Without including any images, repeat the data exactly.
::::
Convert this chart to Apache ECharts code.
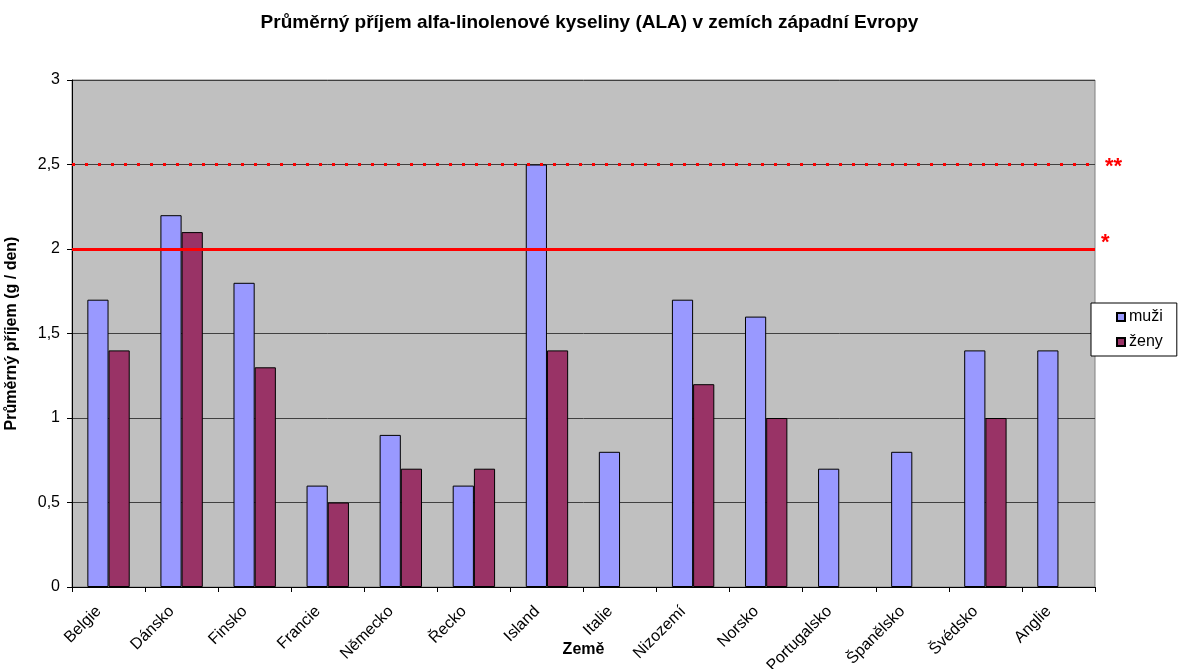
<!DOCTYPE html>
<html>
<head>
<meta charset="utf-8">
<script src="https://cdn.jsdelivr.net/npm/echarts@6/dist/echarts.min.js"></script>
<style>
  html, body { margin: 0; padding: 0; background: #fff; }
  #chart { width: 1179px; height: 669px; }
</style>
</head>
<body>
<div id="chart"></div>
<script>
const zeme = ['Belgie', 'Dánsko', 'Finsko', 'Francie', 'Německo', 'Řecko', 'Island', 'Italie',
  'Nizozemí', 'Norsko', 'Portugalsko', 'Španělsko', 'Švédsko', 'Anglie'];
const muzi = [1.7, 2.2, 1.8, 0.6, 0.9, 0.6, 2.5, 0.8, 1.7, 1.6, 0.7, 0.8, 1.4, 1.4];
const zeny = [1.4, 2.1, 1.3, 0.5, 0.7, 0.7, 1.4, null, 1.2, 1.0, null, null, 1.0, null];
const doporuceni = [2, 2.5]; // * a **

const chart = echarts.init(document.getElementById('chart'));
const font = 'Liberation Sans, Arial, sans-serif';

chart.setOption({
  animation: false,
  textStyle: { fontFamily: font },
  title: {
    text: 'Průměrný příjem alfa-linolenové kyseliny (ALA) v zemích západní Evropy',
    left: 'center',
    top: 8,
    textStyle: { fontSize: 19, fontWeight: 'bold', color: '#000', fontFamily: font }
  },
  legend: {
    data: ['muži', 'ženy'],
    orient: 'vertical',
    left: 1091,
    top: 303,
    icon: 'rect',
    itemWidth: 8,
    itemHeight: 8,
    itemGap: 9,
    padding: [6, 14, 6, 25],
    borderColor: '#000',
    borderWidth: 1,
    backgroundColor: '#fff',
    textStyle: { fontSize: 16, color: '#000', fontFamily: font, padding: [0, 0, 0, -1] }
  },
  grid: {
    left: 72,
    right: 1179 - 1095,
    top: 80,
    bottom: 669 - 587,
    show: true,
    backgroundColor: '#c0c0c0',
    borderColor: '#808080',
    borderWidth: 1,
    containLabel: false,
    outerBoundsMode: 'none'
  },
  xAxis: {
    type: 'category',
    data: zeme,
    name: 'Země',
    nameLocation: 'middle',
    nameGap: 55,
    nameMoveOverlap: false,
    nameTextStyle: { fontSize: 16, fontWeight: 'bold', color: '#000', fontFamily: font },
    axisLine: { lineStyle: { color: '#000' } },
    axisTick: { show: true, alignWithLabel: false, length: 5, lineStyle: { color: '#000' } },
    axisLabel: { rotate: 45, interval: 0, fontSize: 16, color: '#000', margin: 12, padding: [0, 14, 0, 0] }
  },
  yAxis: {
    type: 'value',
    min: 0,
    max: 3,
    interval: 0.5,
    name: 'Průměrný příjem (g / den)',
    nameLocation: 'middle',
    nameGap: 52,
    nameTextStyle: { fontSize: 16, fontWeight: 'bold', color: '#000', fontFamily: font },
    axisLine: { show: true, lineStyle: { color: '#000' } },
    axisTick: { show: true, length: 5, lineStyle: { color: '#000' } },
    axisLabel: {
      fontSize: 16, color: '#000', margin: 12,
      formatter: v => String(v).replace('.', ',')
    },
    splitLine: { lineStyle: { color: '#404040', width: 1 } }
  },
  series: [
    {
      name: 'muži',
      type: 'bar',
      data: muzi,
      barGap: '0%',
      barCategoryGap: '42%',
      itemStyle: { color: '#9999ff', borderColor: '#000', borderWidth: 1 },
      markLine: {
        symbol: 'none',
        silent: true,
        data: [
          {
            yAxis: doporuceni[0],
            lineStyle: { color: '#ff0000', type: 'solid', width: 3 },
            label: { formatter: '*', position: 'end', color: '#ff0000', fontSize: 22, fontWeight: 'bold', distance: 6, offset: [0, -6] }
          },
          {
            yAxis: doporuceni[1],
            lineStyle: { color: '#ff0000', type: [3, 10], width: 3 },
            label: { formatter: '**', position: 'end', color: '#ff0000', fontSize: 22, fontWeight: 'bold', distance: 10, offset: [0, 2] }
          }
        ]
      }
    },
    {
      name: 'ženy',
      type: 'bar',
      data: zeny,
      itemStyle: { color: '#993366', borderColor: '#000', borderWidth: 1 }
    }
  ]
});
</script>
</body>
</html>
::::
● **In response**
Convert this chart to Apache ECharts code.
<!DOCTYPE html>
<html>
<head>
<meta charset="utf-8">
<script src="https://cdn.jsdelivr.net/npm/echarts@6/dist/echarts.min.js"></script>
<style>
  html, body { margin: 0; padding: 0; background: #fff; }
  #chart { width: 1179px; height: 669px; }
</style>
</head>
<body>
<div id="chart"></div>
<script>
const zeme = ['Belgie', 'Dánsko', 'Finsko', 'Francie', 'Německo', 'Řecko', 'Island', 'Italie',
  'Nizozemí', 'Norsko', 'Portugalsko', 'Španělsko', 'Švédsko', 'Anglie'];
const muzi = [1.7, 2.2, 1.8, 0.6, 0.9, 0.6, 2.5, 0.8, 1.7, 1.6, 0.7, 0.8, 1.4, 1.4];
const zeny = [1.4, 2.1, 1.3, 0.5, 0.7, 0.7, 1.4, null, 1.2, 1.0, null, null, 1.0, null];
const doporuceni = [2, 2.5]; // * a **

const chart = echarts.init(document.getElementById('chart'));
const font = 'Liberation Sans, Arial, sans-serif';

chart.setOption({
  animation: false,
  textStyle: { fontFamily: font },
  title: {
    text: 'Průměrný příjem alfa-linolenové kyseliny (ALA) v zemích západní Evropy',
    left: 'center',
    top: 8,
    textStyle: { fontSize: 19, fontWeight: 'bold', color: '#000', fontFamily: font }
  },
  legend: {
    data: ['muži', 'ženy'],
    orient: 'vertical',
    left: 1091,
    top: 303,
    icon: 'rect',
    itemWidth: 8,
    itemHeight: 8,
    itemGap: 9,
    padding: [6, 14, 6, 25],
    borderColor: '#000',
    borderWidth: 1,
    backgroundColor: '#fff',
    textStyle: { fontSize: 16, color: '#000', fontFamily: font, padding: [0, 0, 0, -1] }
  },
  grid: {
    left: 72,
    right: 1179 - 1095,
    top: 80,
    bottom: 669 - 587,
    show: true,
    backgroundColor: '#c0c0c0',
    borderColor: '#808080',
    borderWidth: 1,
    containLabel: false,
    outerBoundsMode: 'none'
  },
  xAxis: {
    type: 'category',
    data: zeme,
    name: 'Země',
    nameLocation: 'middle',
    nameGap: 55,
    nameMoveOverlap: false,
    nameTextStyle: { fontSize: 16, fontWeight: 'bold', color: '#000', fontFamily: font },
    axisLine: { lineStyle: { color: '#000' } },
    axisTick: { show: true, alignWithLabel: false, length: 5, lineStyle: { color: '#000' } },
    axisLabel: { rotate: 45, interval: 0, fontSize: 16, color: '#000', margin: 12, padding: [0, 14, 0, 0] }
  },
  yAxis: {
    type: 'value',
    min: 0,
    max: 3,
    interval: 0.5,
    name: 'Průměrný příjem (g / den)',
    nameLocation: 'middle',
    nameGap: 52,
    nameTextStyle: { fontSize: 16, fontWeight: 'bold', color: '#000', fontFamily: font },
    axisLine: { show: true, lineStyle: { color: '#000' } },
    axisTick: { show: true, length: 5, lineStyle: { color: '#000' } },
    axisLabel: {
      fontSize: 16, color: '#000', margin: 12,
      formatter: v => String(v).replace('.', ',')
    },
    splitLine: { lineStyle: { color: '#404040', width: 1 } }
  },
  series: [
    {
      name: 'muži',
      type: 'bar',
      data: muzi,
      barGap: '0%',
      barCategoryGap: '42%',
      itemStyle: { color: '#9999ff', borderColor: '#000', borderWidth: 1 },
      markLine: {
        symbol: 'none',
        silent: true,
        data: [
          {
            yAxis: doporuceni[0],
            lineStyle: { color: '#ff0000', type: 'solid', width: 3 },
            label: { formatter: '*', position: 'end', color: '#ff0000', fontSize: 22, fontWeight: 'bold', distance: 6, offset: [0, -6] }
          },
          {
            yAxis: doporuceni[1],
            lineStyle: { color: '#ff0000', type: [3, 10], width: 3 },
            label: { formatter: '**', position: 'end', color: '#ff0000', fontSize: 22, fontWeight: 'bold', distance: 10, offset: [0, 2] }
          }
        ]
      }
    },
    {
      name: 'ženy',
      type: 'bar',
      data: zeny,
      itemStyle: { color: '#993366', borderColor: '#000', borderWidth: 1 }
    }
  ]
});
</script>
</body>
</html>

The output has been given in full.